It takes a good year to accomplish anything worthwhile, which probably explains why Ridley Scott and Russell Crowe finished that movie in seven or eight weeks, tops. Taking the amount of time to open that it probably took those dudes to make, say, Gladiator, Fonda La Catrina.
Just opened in the former Tile Works space after almost a year of hosting occasional art shows/catering events to raise money, this 70-seat comida-ry is serving a rotating market stall-inspired menu in a concrete-floored space framed by a raw wood-topped/metal-clad bar and kitchen counter on either side, and art'd with the popular "Catrina"-style skeletons first illustrated in the 19th century by a Mexican artist named Posada, who must've been pretty hip-hip. Jor-ge!! Tortilla-based eats include two types of tacos (the Painted Hills beef/green pepper/onion/bacon/avocado Alambre, and the Cochinita Pibil w/ Carlton Farms pork, Cara Cara orange & habanero), plus enchiladas like the Pollo braised in guajillo/pasilla peppers with sesame seeds, so expect they'll tell you how to get, how to get way more than two sesame seeds. Other traditional eats mean Pozole soup w/ a side of shredded cabbage, sliced radishes & corn chips, and Chipotle & Chile de Arbol-sauced pork/beef meatballs that appear on the menu in the Spanish --
"El mejor película de Bill Murray" Albondigas.
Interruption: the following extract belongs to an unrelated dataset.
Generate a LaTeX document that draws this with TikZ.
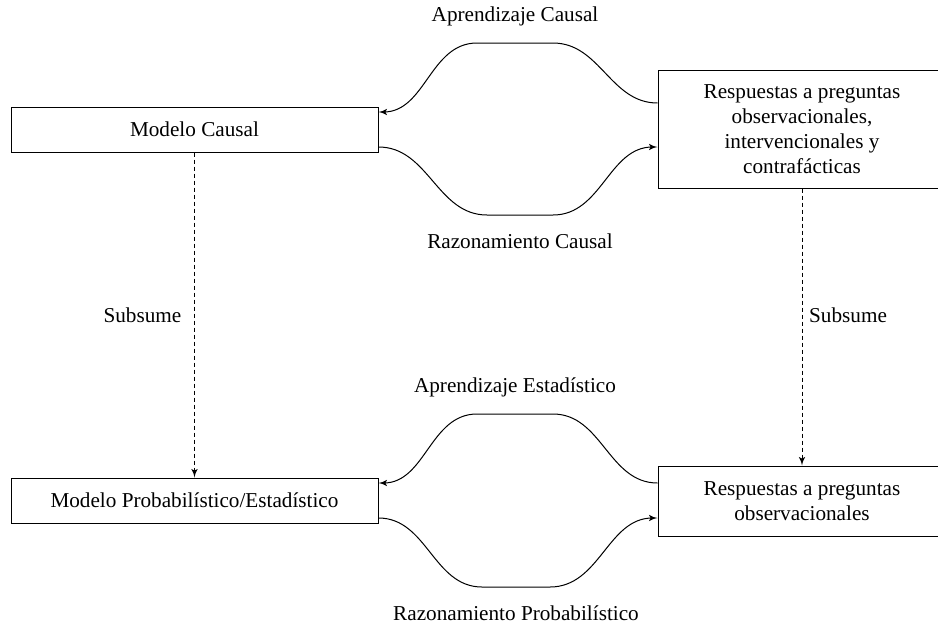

Helping make jokes about 33yr-old Bill Murray films even funnier is a full range of booze, including specialty 'tails (the el Jimador tequila Fresca w/ muddled cilantro, serrano chili & pineapple), brews from Georgetown, and a handful of wines -- though hopefully no 2006 vintages from the south of France, as most aren't even worth Crowe-ing about.